Set the lines down again exactly, first line through the line that contains "fig = go.Figure()", with no pictures.

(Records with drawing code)
________________

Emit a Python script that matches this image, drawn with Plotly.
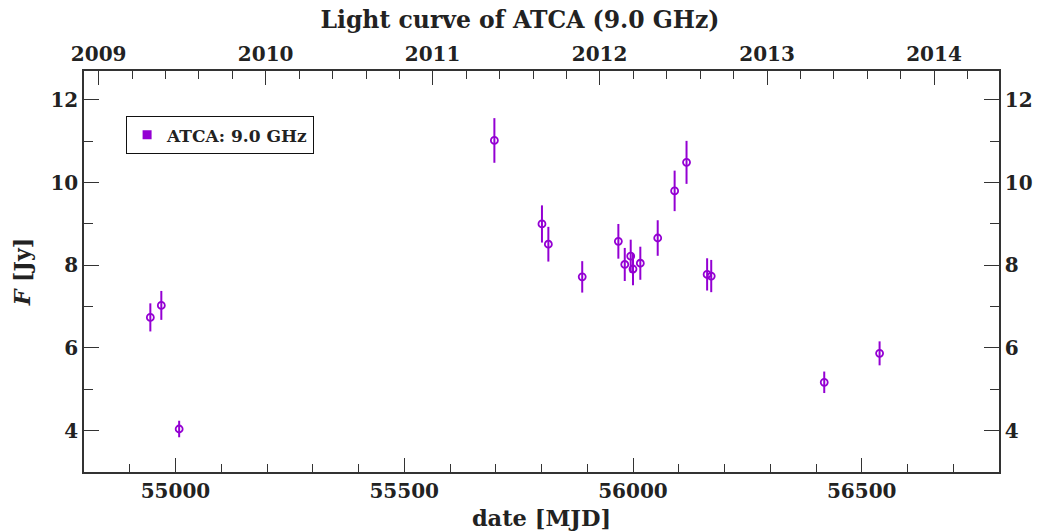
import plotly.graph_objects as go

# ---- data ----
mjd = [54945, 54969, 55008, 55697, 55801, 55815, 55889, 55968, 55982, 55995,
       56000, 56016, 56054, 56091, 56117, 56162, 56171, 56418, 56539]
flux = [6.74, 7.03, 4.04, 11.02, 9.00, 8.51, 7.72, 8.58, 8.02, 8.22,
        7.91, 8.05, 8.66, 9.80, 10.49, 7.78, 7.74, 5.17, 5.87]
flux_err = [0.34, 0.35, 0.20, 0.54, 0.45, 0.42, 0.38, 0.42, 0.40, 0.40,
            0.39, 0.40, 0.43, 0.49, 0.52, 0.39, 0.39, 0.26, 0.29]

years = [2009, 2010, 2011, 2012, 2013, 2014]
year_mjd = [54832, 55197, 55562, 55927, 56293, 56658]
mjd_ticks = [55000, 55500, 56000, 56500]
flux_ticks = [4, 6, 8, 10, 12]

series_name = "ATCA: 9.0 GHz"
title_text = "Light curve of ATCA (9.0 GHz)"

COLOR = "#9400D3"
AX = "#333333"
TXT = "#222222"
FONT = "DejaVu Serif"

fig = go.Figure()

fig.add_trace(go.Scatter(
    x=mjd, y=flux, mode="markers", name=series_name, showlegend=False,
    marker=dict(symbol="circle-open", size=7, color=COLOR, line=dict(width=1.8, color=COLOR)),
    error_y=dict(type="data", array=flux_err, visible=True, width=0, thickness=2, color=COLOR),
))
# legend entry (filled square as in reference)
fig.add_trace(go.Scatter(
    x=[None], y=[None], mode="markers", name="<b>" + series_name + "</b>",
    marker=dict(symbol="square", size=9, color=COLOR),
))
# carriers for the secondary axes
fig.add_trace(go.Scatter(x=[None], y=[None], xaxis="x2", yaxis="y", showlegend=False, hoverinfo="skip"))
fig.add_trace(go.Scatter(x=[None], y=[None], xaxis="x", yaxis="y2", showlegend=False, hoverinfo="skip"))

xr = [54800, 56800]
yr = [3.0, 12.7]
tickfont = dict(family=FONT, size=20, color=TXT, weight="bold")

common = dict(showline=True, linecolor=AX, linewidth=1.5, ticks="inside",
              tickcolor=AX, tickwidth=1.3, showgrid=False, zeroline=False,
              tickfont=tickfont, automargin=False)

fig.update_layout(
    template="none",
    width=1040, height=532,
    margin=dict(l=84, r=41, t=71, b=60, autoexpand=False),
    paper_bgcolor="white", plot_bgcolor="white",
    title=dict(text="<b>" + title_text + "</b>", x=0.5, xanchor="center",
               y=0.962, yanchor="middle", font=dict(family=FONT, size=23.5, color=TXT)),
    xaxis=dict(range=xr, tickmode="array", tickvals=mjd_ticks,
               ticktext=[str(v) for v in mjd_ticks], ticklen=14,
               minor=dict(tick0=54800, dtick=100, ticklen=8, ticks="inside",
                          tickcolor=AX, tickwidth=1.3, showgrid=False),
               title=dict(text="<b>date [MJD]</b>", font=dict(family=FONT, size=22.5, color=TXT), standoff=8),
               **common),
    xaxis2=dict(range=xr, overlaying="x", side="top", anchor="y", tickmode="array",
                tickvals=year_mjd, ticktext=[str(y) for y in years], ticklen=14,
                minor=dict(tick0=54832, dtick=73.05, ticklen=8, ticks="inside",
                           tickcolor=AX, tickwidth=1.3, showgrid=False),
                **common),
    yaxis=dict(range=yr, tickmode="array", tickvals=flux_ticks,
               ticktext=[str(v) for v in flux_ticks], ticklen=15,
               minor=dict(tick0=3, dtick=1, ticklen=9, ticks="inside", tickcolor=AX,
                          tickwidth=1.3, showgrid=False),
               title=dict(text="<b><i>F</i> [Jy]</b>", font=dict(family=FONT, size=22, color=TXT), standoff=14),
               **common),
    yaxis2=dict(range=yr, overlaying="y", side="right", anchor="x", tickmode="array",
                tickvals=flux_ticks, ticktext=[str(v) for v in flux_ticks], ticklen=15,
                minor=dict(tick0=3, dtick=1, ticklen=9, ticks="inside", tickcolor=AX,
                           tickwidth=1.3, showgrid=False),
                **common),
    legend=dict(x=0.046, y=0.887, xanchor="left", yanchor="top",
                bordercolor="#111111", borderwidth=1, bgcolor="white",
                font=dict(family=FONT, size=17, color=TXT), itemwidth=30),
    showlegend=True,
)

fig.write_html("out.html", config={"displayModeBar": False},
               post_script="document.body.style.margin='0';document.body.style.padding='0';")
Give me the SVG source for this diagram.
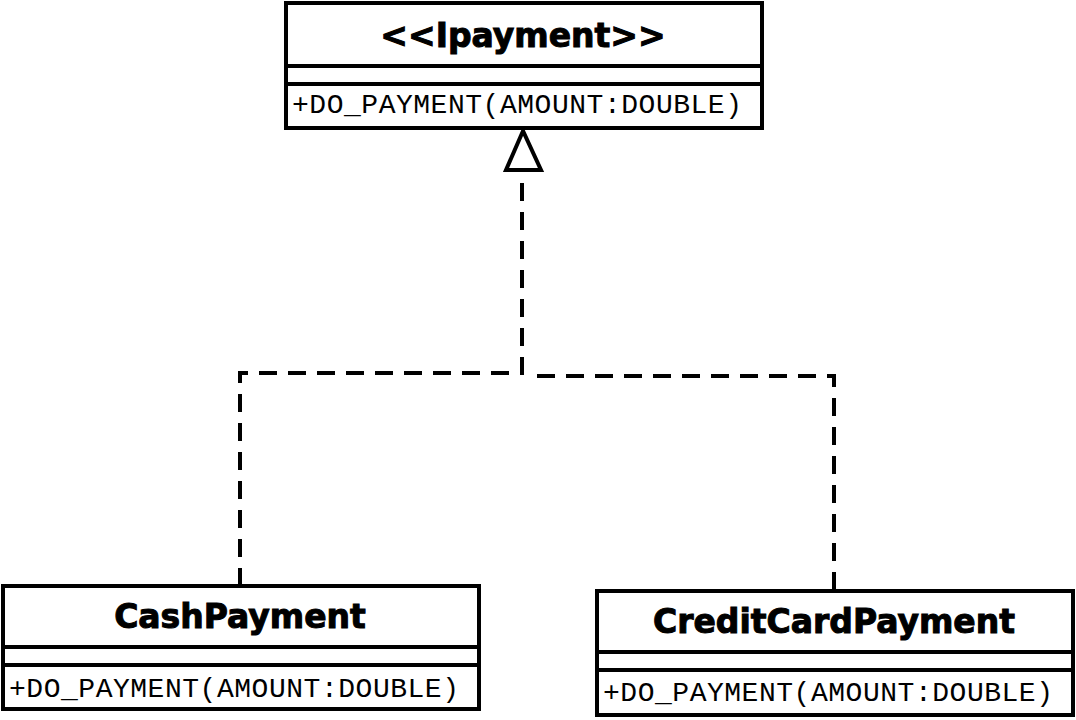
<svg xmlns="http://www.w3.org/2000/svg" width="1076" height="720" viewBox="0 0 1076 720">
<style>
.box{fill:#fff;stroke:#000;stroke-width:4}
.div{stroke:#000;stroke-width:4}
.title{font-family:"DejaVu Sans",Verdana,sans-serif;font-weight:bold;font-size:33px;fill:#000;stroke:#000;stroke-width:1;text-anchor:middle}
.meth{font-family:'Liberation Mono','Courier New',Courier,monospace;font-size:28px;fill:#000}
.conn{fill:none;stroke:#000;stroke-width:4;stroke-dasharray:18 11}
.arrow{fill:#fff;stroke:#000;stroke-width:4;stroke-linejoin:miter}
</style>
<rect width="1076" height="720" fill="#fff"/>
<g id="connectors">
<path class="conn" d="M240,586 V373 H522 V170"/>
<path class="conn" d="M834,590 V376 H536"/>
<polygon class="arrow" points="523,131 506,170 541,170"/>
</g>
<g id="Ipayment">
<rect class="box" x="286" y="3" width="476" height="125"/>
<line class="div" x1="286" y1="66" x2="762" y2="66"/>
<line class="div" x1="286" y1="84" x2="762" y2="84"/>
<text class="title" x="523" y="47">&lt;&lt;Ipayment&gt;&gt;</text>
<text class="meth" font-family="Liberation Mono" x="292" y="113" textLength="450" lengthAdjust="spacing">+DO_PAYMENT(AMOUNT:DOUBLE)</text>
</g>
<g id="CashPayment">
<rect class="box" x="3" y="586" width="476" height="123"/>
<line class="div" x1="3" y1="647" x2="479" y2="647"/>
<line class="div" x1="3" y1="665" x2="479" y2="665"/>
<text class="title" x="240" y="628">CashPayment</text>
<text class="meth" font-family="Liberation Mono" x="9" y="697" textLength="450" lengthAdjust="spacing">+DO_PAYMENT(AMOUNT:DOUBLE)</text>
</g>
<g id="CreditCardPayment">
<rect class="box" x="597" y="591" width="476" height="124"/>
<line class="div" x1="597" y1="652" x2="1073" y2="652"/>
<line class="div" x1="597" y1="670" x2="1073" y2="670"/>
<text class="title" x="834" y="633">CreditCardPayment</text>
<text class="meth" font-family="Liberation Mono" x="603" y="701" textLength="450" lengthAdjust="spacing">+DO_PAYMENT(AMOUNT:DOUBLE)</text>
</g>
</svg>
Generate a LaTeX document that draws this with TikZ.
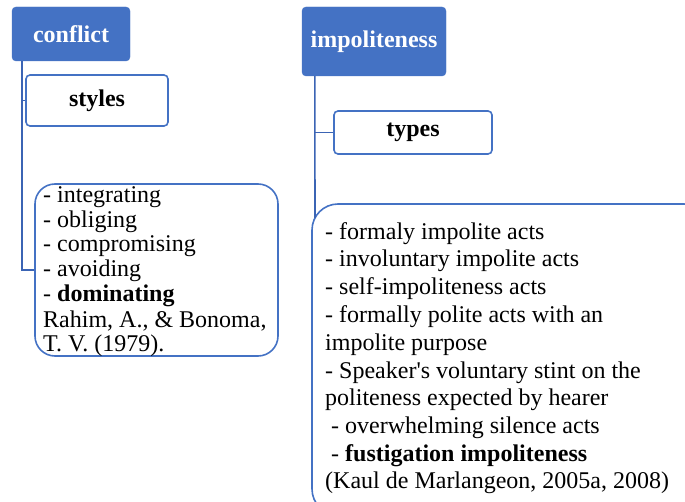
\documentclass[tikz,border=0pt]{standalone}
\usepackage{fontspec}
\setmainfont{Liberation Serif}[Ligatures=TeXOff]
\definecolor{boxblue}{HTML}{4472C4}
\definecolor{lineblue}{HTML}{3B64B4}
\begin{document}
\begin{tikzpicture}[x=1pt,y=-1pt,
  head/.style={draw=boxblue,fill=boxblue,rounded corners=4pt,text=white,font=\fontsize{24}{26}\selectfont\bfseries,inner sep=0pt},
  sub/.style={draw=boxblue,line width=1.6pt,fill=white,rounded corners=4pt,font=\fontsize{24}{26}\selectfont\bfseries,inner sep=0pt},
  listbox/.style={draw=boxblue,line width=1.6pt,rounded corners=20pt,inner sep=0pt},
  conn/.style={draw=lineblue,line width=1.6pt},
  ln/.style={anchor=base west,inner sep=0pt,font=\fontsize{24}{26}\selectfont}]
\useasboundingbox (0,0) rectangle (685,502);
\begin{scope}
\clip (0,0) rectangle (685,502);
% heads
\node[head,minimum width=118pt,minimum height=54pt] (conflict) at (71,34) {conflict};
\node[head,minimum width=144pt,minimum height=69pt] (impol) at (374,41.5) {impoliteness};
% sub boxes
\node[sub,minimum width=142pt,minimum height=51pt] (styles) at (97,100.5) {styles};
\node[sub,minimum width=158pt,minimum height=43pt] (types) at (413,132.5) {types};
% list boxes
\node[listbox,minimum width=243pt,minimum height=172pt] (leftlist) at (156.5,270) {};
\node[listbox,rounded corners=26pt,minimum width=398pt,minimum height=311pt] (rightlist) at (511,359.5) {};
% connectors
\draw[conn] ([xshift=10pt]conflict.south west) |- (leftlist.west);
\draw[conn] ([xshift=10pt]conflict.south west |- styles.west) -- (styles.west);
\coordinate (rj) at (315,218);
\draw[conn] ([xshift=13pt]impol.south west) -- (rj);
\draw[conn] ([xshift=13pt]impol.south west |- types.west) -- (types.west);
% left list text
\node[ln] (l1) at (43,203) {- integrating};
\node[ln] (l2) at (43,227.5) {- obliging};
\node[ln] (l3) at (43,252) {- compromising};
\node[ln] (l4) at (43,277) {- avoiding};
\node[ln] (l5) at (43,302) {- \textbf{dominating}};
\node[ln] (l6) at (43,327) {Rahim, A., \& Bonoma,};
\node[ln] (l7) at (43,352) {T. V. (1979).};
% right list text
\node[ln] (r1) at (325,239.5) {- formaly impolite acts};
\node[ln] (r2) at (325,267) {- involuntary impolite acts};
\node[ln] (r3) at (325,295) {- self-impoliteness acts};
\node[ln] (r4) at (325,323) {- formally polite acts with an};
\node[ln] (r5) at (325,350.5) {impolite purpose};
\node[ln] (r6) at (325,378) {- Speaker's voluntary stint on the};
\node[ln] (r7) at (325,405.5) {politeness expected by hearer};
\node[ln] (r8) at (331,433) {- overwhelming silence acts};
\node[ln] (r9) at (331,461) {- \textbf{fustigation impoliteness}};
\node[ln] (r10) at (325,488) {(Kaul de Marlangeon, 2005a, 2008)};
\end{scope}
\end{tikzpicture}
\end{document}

________________

--- Right answer ---
Emit a Python script that matches this image, drawn with Plotly.
import plotly.graph_objects as go

# ---- data ----
mjd = [54945, 54969, 55008, 55697, 55801, 55815, 55889, 55968, 55982, 55995,
       56000, 56016, 56054, 56091, 56117, 56162, 56171, 56418, 56539]
flux = [6.74, 7.03, 4.04, 11.02, 9.00, 8.51, 7.72, 8.58, 8.02, 8.22,
        7.91, 8.05, 8.66, 9.80, 10.49, 7.78, 7.74, 5.17, 5.87]
flux_err = [0.34, 0.35, 0.20, 0.54, 0.45, 0.42, 0.38, 0.42, 0.40, 0.40,
            0.39, 0.40, 0.43, 0.49, 0.52, 0.39, 0.39, 0.26, 0.29]

years = [2009, 2010, 2011, 2012, 2013, 2014]
year_mjd = [54832, 55197, 55562, 55927, 56293, 56658]
mjd_ticks = [55000, 55500, 56000, 56500]
flux_ticks = [4, 6, 8, 10, 12]

series_name = "ATCA: 9.0 GHz"
title_text = "Light curve of ATCA (9.0 GHz)"

COLOR = "#9400D3"
AX = "#333333"
TXT = "#222222"
FONT = "DejaVu Serif"

fig = go.Figure()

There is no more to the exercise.